Removing Characters by Type
Removing Characters by Type
MatchLogic provides a set of character-type removal nodes that strip specific categories of characters from field values. These operations are essential for isolating the relevant content in a field -- extracting just the digits from a phone number, removing numbers from a name field, or stripping special characters from an address.
Available Character Removal Nodes
- Remove Numbers
Strips all digit characters (0-9) from values. "Suite 100" becomes "Suite ". Use on name or text fields where numeric content is unwanted.
- Remove Letters
Strips all alphabetic characters (A-Z, a-z) from values. "Phone: 555-1234" becomes ": 555-1234". Use to extract numeric content from mixed fields.

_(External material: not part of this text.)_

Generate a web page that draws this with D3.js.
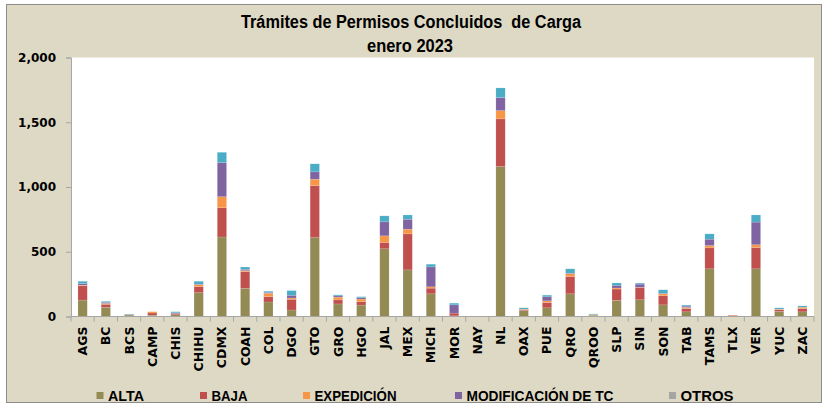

- Remove Special Characters
Strips punctuation and symbols (periods, commas, hyphens, slashes, brackets, etc.) while preserving letters, numbers, and spaces. "O'Brien-Smith" becomes "OBrienSmith". Use to normalize names and addresses that contain inconsistent punctuation.
- Remove Non-Alphanumeric
Removes everything except letters and numbers. "John Smith (Jr.)" becomes "JohnSmithJr". Note that spaces are also removed. Useful for creating clean keys for comparison.
- Remove Non-Alpha
Removes everything except letters. "John123 Smith!" becomes "JohnSmith". Useful when you need a purely alphabetic value for phonetic matching.
- Remove Non-Numeric
Removes everything except digits. "(555) 123-4567" becomes "5551234567". The most common use case is normalizing phone numbers to a consistent digit-only format.
- Remove Non-Printable
Removes invisible control characters, zero-width characters, and other non-printable content. These characters are invisible on screen but cause string comparisons to fail. Always apply this operation if your data was imported from legacy systems, web scraping, or copy-pasted from documents.
Common Use Cases
Normalizing Phone Numbers
Phone numbers are stored in countless formats: (555) 123-4567, 555-123-4567, 555.123.4567, +1 555 123 4567. Apply Remove Non-Numeric to reduce all of these to a consistent digit string like "5551234567", which can then be matched exactly.
Cleaning Name Fields
Name fields sometimes contain numbers (from concatenated IDs) or special characters (from encoding issues). Apply Remove Numbers to strip digits, then Remove Non-Printable to handle invisible characters.
Creating Match Keys
Use Remove Non-Alphanumeric to create simplified versions of fields for blocking or exact comparison. "123 Main St., Apt #4" becomes "123MainStApt4".
Order of Operations
When combining character removal with other transformations, consider the order:
- Remove non-printable characters first (always safe).
- Apply character-type removal next.
- Then trim whitespace (removal operations may leave extra spaces).
- Apply case conversion last.
Tip
Before applying a character removal operation, use #copy-field to duplicate the field. Apply removal to the copy and keep the original for reference. This way you can compare original and cleansed values in the preview.
Important
Character removal operations cannot be undone once applied to your data. However, within the flow builder, you can use #undo-redo-and-workflow-history to reverse workflow changes, and you can always re-import or re-profile your original data.